• **Supplied information**

────────────────────────────────────────

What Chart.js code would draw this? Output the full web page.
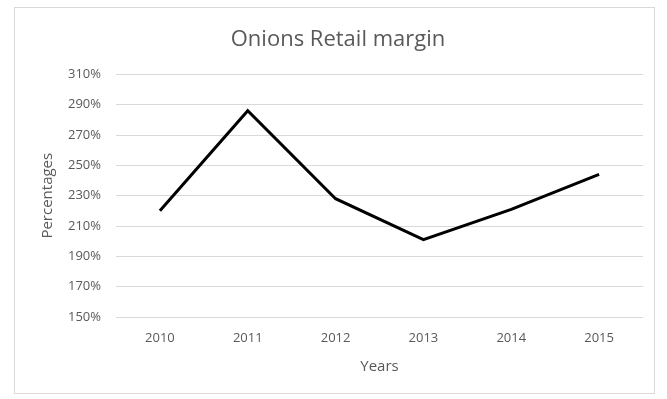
<!DOCTYPE html>
<html>
<head>
<meta charset="utf-8">
<title>Onions Retail margin</title>
<script src="https://cdn.jsdelivr.net/npm/chart.js@4/dist/chart.umd.min.js"></script>
<style>
  html, body { margin: 0; padding: 0; background: #fff; }
  #wrap { position: relative; width: 667px; height: 399px; }
</style>
</head>
<body>
<div id="wrap"><canvas id="chart" width="667" height="399"></canvas></div>
<script>
// retail margin for onions, per year (in %)
const years = ['2010', '2011', '2012', '2013', '2014', '2015'];
const marginPct = [220, 286, 228, 201, 221, 244];
const yTicks = [150, 170, 190, 210, 230, 250, 270, 290, 310];

const textGray = '#595959';
const gridGray = '#d9d9d9';
const fontFamily = '"Open Sans", "Liberation Sans", sans-serif';

// light frame round the whole chart, like an office chart object
const frame = {
  id: 'frame',
  beforeDraw(chart) {
    const ctx = chart.ctx;
    ctx.save();
    ctx.fillStyle = '#fff';
    ctx.fillRect(0, 0, chart.width, chart.height);
    ctx.strokeStyle = gridGray;
    ctx.lineWidth = 1;
    ctx.strokeRect(14.5, 7.5, 640, 386);
    ctx.restore();
  }
};

new Chart(document.getElementById('chart').getContext('2d'), {
  type: 'line',
  data: {
    labels: years,
    datasets: [{
      label: 'Retail margin',
      data: marginPct,
      borderColor: '#000',
      borderWidth: 3,
      pointRadius: 0,
      tension: 0,
      fill: false
    }]
  },
  options: {
    responsive: false,
    animation: false,
    layout: { padding: { left: 33, right: 24, top: 10, bottom: 10 } },
    plugins: {
      legend: { display: false },
      tooltip: { enabled: false },
      title: {
        display: true,
        text: 'Onions Retail margin',
        color: textGray,
        font: { family: fontFamily, size: 22, weight: 'normal' },
        padding: { top: 17, bottom: 21 }
      }
    },
    scales: {
      x: {
        offset: true,
        grid: { display: false, drawTicks: false },
        border: { display: false },
        ticks: { color: textGray, font: { family: fontFamily, size: 13 }, padding: 13, maxRotation: 0 },
        title: {
          display: true, text: 'Years', color: textGray,
          font: { family: fontFamily, size: 15 }, padding: { top: 0, bottom: 13 }
        },
        afterFit(scale) { scale.height = 72; }
      },
      y: {
        min: 150,
        max: 310,
        afterBuildTicks(scale) { scale.ticks = yTicks.map(v => ({ value: v })); },
        grid: { color: gridGray, lineWidth: 1, drawTicks: false },
        border: { display: false },
        ticks: {
          color: textGray,
          font: { family: fontFamily, size: 13 },
          padding: 15,
          callback: v => v + '%'
        },
        title: {
          display: true, text: 'Percentages', color: textGray,
          font: { family: fontFamily, size: 15 }, padding: { top: 6, bottom: 0 }
        },
        afterFit(scale) { scale.width = 83; }
      }
    }
  },
  plugins: [frame]
});
</script>
</body>
</html>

────────────────────────────────────────

Do not include the images; transcribe the rest of the listing exactly.

• **Result below**
What Chart.js code would draw this? Output the full web page.
<!DOCTYPE html>
<html>
<head>
<meta charset="utf-8">
<title>Onions Retail margin</title>
<script src="https://cdn.jsdelivr.net/npm/chart.js@4/dist/chart.umd.min.js"></script>
<style>
  html, body { margin: 0; padding: 0; background: #fff; }
  #wrap { position: relative; width: 667px; height: 399px; }
</style>
</head>
<body>
<div id="wrap"><canvas id="chart" width="667" height="399"></canvas></div>
<script>
// retail margin for onions, per year (in %)
const years = ['2010', '2011', '2012', '2013', '2014', '2015'];
const marginPct = [220, 286, 228, 201, 221, 244];
const yTicks = [150, 170, 190, 210, 230, 250, 270, 290, 310];

const textGray = '#595959';
const gridGray = '#d9d9d9';
const fontFamily = '"Open Sans", "Liberation Sans", sans-serif';

// light frame round the whole chart, like an office chart object
const frame = {
  id: 'frame',
  beforeDraw(chart) {
    const ctx = chart.ctx;
    ctx.save();
    ctx.fillStyle = '#fff';
    ctx.fillRect(0, 0, chart.width, chart.height);
    ctx.strokeStyle = gridGray;
    ctx.lineWidth = 1;
    ctx.strokeRect(14.5, 7.5, 640, 386);
    ctx.restore();
  }
};

new Chart(document.getElementById('chart').getContext('2d'), {
  type: 'line',
  data: {
    labels: years,
    datasets: [{
      label: 'Retail margin',
      data: marginPct,
      borderColor: '#000',
      borderWidth: 3,
      pointRadius: 0,
      tension: 0,
      fill: false
    }]
  },
  options: {
    responsive: false,
    animation: false,
    layout: { padding: { left: 33, right: 24, top: 10, bottom: 10 } },
    plugins: {
      legend: { display: false },
      tooltip: { enabled: false },
      title: {
        display: true,
        text: 'Onions Retail margin',
        color: textGray,
        font: { family: fontFamily, size: 22, weight: 'normal' },
        padding: { top: 17, bottom: 21 }
      }
    },
    scales: {
      x: {
        offset: true,
        grid: { display: false, drawTicks: false },
        border: { display: false },
        ticks: { color: textGray, font: { family: fontFamily, size: 13 }, padding: 13, maxRotation: 0 },
        title: {
          display: true, text: 'Years', color: textGray,
          font: { family: fontFamily, size: 15 }, padding: { top: 0, bottom: 13 }
        },
        afterFit(scale) { scale.height = 72; }
      },
      y: {
        min: 150,
        max: 310,
        afterBuildTicks(scale) { scale.ticks = yTicks.map(v => ({ value: v })); },
        grid: { color: gridGray, lineWidth: 1, drawTicks: false },
        border: { display: false },
        ticks: {
          color: textGray,
          font: { family: fontFamily, size: 13 },
          padding: 15,
          callback: v => v + '%'
        },
        title: {
          display: true, text: 'Percentages', color: textGray,
          font: { family: fontFamily, size: 15 }, padding: { top: 6, bottom: 0 }
        },
        afterFit(scale) { scale.width = 83; }
      }
    }
  },
  plugins: [frame]
});
</script>
</body>
</html>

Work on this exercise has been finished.